Черный актер играет Лаэрта в постановке «Гамлета» с Камбербэтчем. Чернокожая актриса играет Корделию в постановке «Короля Лира» с Иэном Маккелленом. При этом ходит всt время в камуфляже и военных ботинках. А графа Кента играет женщина. Такие нетрадиционные кастинги вводят в спектакль на не свои (как бы) места не только черных, но и женщин, и современные костюмы и музыку, туда, где их, казалось бы, быть не должно. Это лучше называть осовремениванием материала, а не нетрадиционным кастингом.
Я лично об осовременивание иногда спотыкаюсь. Когда речь об универсальном Шекспире. А иногда не спотыкаюсь.
Например, в бродвейской постановке «Вишневого сада» в роли купца Лопахина, Ермолая-то Алексеевича, Гарольд Перрино, чернокожий актер. Он играл в сериале «Остаться в живых» вечно врущего дядьку, который продал душу дьяволу и должен виться ужом весь сериал.
И когда чернокожий Лопахин произносит: «Я купил имение, где дед и отец были рабами, где их не пускали даже в кухню» — хм… как же жальче-то Лопахина. Нет? Прям новое звучание получают чеховские персонажи. Может, трагедия Лопахина-то до сих пор и не видна была. Эфрос поручил роль Высоцкому, Плучек — Миронову. А так трагичности-то как раз не хватало. Драма Раневской и Фирса видна. А Лопахина — не всегда. Вроде как он счастливчик, богач, новый русский. Понимаем ли мы драму выгодоприобретателей новой этики и BLM?
Может, новые варвары лопахины вынуждены быть хваткими, цепкими, агрессивными, манипулятивными: может, их дедов в кухню не пускали, а это так просто не забыть. И новая нормальность, обратная дискриминация вызовет больше понимания. И звук топоров по деревьям вишневого сада зазвучит по-другому? В исполнении чернокожего Гарольда Перрино... Рабами были мы у фараона в Египте…
Когда-то перевозбужденный Чехов написал Станиславскому захлебывающееся письмо, что пьесу-то надо называть не ВИшневый сад, как он хотел сперва, а ВишнЕвый. ВишнЕвый, понимаете, ВишнЕвый, эврика! Как все сразу поменяется. Станиславский ничего не понял. Но согласился. Так и тут. То, да не то.

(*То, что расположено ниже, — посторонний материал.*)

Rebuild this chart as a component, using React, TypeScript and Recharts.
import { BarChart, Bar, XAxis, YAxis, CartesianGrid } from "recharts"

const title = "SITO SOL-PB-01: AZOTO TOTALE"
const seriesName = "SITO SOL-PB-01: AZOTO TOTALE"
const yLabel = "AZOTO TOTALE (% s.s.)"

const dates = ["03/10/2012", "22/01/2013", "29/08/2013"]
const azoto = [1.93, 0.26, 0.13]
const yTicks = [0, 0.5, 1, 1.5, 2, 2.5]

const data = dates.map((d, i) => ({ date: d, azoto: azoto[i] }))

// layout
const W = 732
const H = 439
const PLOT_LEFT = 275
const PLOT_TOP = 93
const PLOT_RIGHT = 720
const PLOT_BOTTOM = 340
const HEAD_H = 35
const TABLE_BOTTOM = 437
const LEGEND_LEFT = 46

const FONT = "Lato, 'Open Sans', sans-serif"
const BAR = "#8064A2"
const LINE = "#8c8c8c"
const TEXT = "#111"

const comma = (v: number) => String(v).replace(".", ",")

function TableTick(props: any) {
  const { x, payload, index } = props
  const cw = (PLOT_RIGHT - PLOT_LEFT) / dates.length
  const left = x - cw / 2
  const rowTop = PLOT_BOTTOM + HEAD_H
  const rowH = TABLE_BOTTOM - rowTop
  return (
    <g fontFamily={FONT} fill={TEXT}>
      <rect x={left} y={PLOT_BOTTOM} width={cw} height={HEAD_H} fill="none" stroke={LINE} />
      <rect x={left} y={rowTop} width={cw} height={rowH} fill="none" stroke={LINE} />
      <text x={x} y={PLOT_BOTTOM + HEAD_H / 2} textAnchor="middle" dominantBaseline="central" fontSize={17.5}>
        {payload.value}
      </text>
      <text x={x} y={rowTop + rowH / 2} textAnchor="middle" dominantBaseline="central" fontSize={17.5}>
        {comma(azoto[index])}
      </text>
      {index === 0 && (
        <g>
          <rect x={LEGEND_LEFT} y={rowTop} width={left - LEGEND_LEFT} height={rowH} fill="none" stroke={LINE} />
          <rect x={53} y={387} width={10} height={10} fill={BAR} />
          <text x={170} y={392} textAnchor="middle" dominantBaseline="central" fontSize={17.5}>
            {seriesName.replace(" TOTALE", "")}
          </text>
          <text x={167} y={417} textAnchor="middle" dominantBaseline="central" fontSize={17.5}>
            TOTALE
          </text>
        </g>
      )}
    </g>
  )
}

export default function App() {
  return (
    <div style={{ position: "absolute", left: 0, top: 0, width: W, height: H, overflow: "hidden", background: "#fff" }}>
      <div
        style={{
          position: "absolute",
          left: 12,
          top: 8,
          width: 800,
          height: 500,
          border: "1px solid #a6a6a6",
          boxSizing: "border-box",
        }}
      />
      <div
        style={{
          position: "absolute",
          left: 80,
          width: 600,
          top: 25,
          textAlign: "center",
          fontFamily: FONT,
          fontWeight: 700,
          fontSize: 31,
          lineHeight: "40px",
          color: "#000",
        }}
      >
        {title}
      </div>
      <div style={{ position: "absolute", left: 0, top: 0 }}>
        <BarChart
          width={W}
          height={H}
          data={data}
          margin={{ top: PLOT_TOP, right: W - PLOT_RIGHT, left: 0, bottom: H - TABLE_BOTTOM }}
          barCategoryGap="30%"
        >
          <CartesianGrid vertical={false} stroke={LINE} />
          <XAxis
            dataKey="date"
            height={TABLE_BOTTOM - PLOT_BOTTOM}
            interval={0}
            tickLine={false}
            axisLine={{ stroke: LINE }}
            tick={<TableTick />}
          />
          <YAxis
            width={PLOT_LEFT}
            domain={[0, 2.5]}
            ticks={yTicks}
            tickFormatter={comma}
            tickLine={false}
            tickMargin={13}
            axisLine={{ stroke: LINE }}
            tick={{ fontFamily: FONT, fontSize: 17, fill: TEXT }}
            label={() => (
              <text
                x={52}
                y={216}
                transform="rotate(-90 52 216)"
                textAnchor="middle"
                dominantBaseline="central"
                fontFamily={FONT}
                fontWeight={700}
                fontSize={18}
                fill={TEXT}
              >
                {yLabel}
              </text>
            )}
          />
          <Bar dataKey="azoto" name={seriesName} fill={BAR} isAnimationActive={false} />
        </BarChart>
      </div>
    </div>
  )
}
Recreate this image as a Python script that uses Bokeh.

Иногда такая расовая и гендерная нейтральность (чехарда) и осовременивание текста могут сбить с толку, а иногда могут, наоборот, придать совсем новое звучание.
Но у нас почему-то возбудились на черных, которых не то чтобы особенно здесь много живет, и не очень ясно, отчего именно эта тема такая чувствительная. Но прикрываются наши местные эмм… историки, конечно, недостоверностью.